Sözün kısası bu ‘gayrimeşru tayfa’ eninde-sonunda kaçacak.
Dünyada örneği bol.
Bu kadar batağa batmış ve o arada Türkiye’yi gırtlağına kadar batırmış olan bu ‘tayfa’yla ‘devir-teslim töreni’ olmayacak.
En az elli kez yazmıştım, ‘zararın neresinden dönülse kardır’ diye.
Bunların şu son dört yılda Türkiye’ye yaptıkları kötülükleri saymakla bitmez.
Örneğin son dört ayda Türk parasının değerini % 100 düşürmediler mi?
8 iken 16 olması demek yüzde ikiyüz demektir.
Altı ay içinde 24 olacak diyen var.

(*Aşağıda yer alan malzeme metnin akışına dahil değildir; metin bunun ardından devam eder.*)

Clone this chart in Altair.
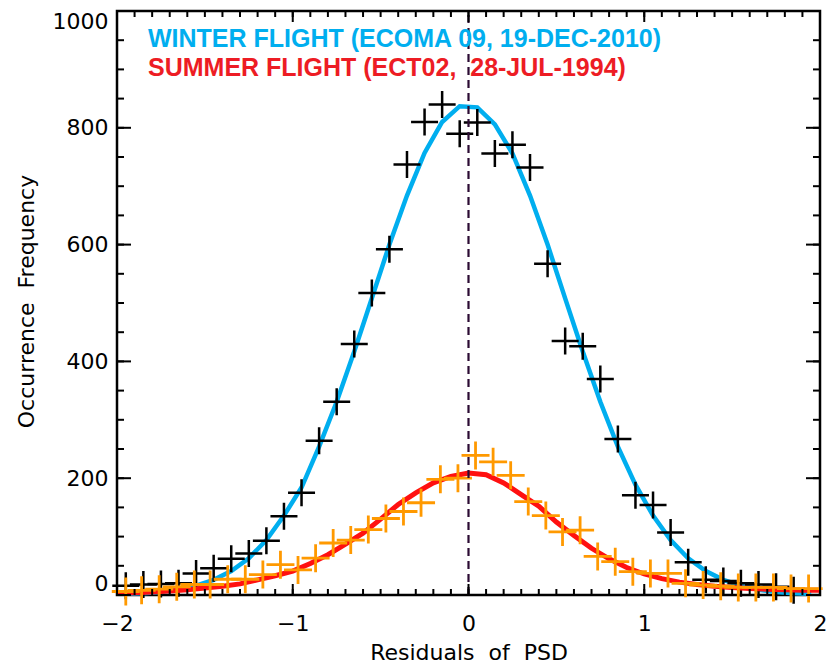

Eder yüzde üçyüz.
Hep yazmıştım, yineliyorum: bunların bir tek dakika bile orada kalmamaları gerekiyor, vesselam.
‘Sandık’ ise sonradan gelse de olur.
Hem de ‘çok demokratik’ bir biçimde...
Nasıl olacak diyorsanız, onun da örneği bol; yeter ki ‘azm’ edilsin!
Çünkü ‘Demokrasi tarihi’ bundan başkası değildir.
Ve insanlık tarihinde ‘aksi’ne bir tek örnek bile yok!
Var diyen yalanın en büyüğünü söyleyendir.